Auschwitz and Africa: Remembering is Not Enough
In 1994, during what seems like a former life as a financial publisher, I found myself spending the best part of a month in Poland. One weekend I decided to visit Auschwitz and take in for myself what I had often seen through the TV screen. In part I was inspired to do this by a good Jewish friend whose grandparents had all died at the camp. The rest of my motivation was to see and understand, to comprehend the horror of victims and victimizers.
There were still enough reminders to make the visit sombre and a deeply felt experience. Many friends had no idea why I would do such a thing – I had no idea how anyone could not arm themselves with knowledge. The hardest experience for me was not entering the gas chambers where so many died and nor was it hearing the bubbly banter of a coachload of German schoolchildren as they completed the tour.

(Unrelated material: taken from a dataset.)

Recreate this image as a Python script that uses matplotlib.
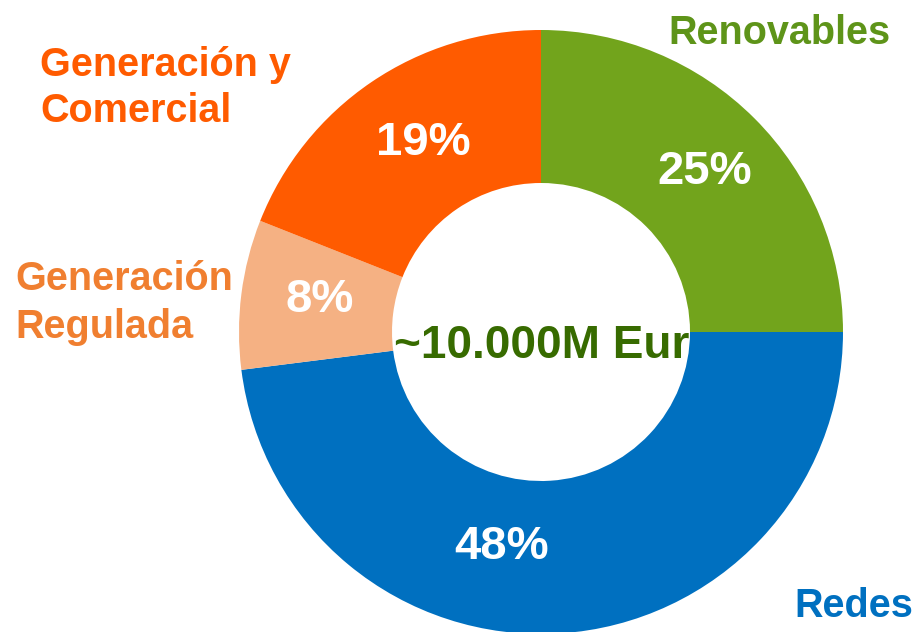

The hardest part was entering the long living shed which had been split all along one side by a glass partition. The other side of the glass was human hair from floor to ceiling, cut from victims. Blond, brown, black, some of it still in pigtails, the odd ribbon here and there, destined to be woven into coat linings. Standing next to the glass I could see the hair from the head of thousands of individuals, up close and personal. It looked like it had been swept from the hairdressers floor just that morning. Each lock, each strand, so obviously coming from an individual human being who had their own hopes, fears, celebrations and sadnesses. The whole room was an undying reminder of the uber-efficiency of the German killing machine.
On the way out of the camp there was a discreet sign that read something along the lines of ‘funded by the holocaust fund so we don’t forget and it doesn’t happen again’ – I am very heavily paraphrasing here. This was when my anger rose, and not at history but at the then present. At the time Bosnia was all over the television. Camps, mass murders, rapes, genocide. “It is happening again”, I thought, “remembering is not enough”.
It is always happening it seems, in one way or another. Today half the people in Africa will not have enough to eat. Tonnes of topsoil will be exported in the form of vegetables for Europeans to eat and flowers to grace their tables whilst they do so. Each one should come with a label that shows starving children on it and the worst effects of the desertification that will be rife in Africa within 50 years.
Remembering is not enough. Action is the only response that makes sense. If we are to live in a world where peace is the norm and hunger unknown we must take action now. It is not good enough to give a little crumb or two from the table, we must be Christlike and turn the table over.
We must change our whole way of being in the world or the world will change things for us. It is quite simply true that we live in a closed system, with limited resources and that the disproportionate use of resources, and over-use by largely white westerners, is causing Africa’s harm. These injustices are the fundamental recruiting ground for terrorists and where the untrammelled anger they carry grows. We can not escape the consequences of our actions or inaction however much we would like to.
Another 30,000 children will die needlessly today.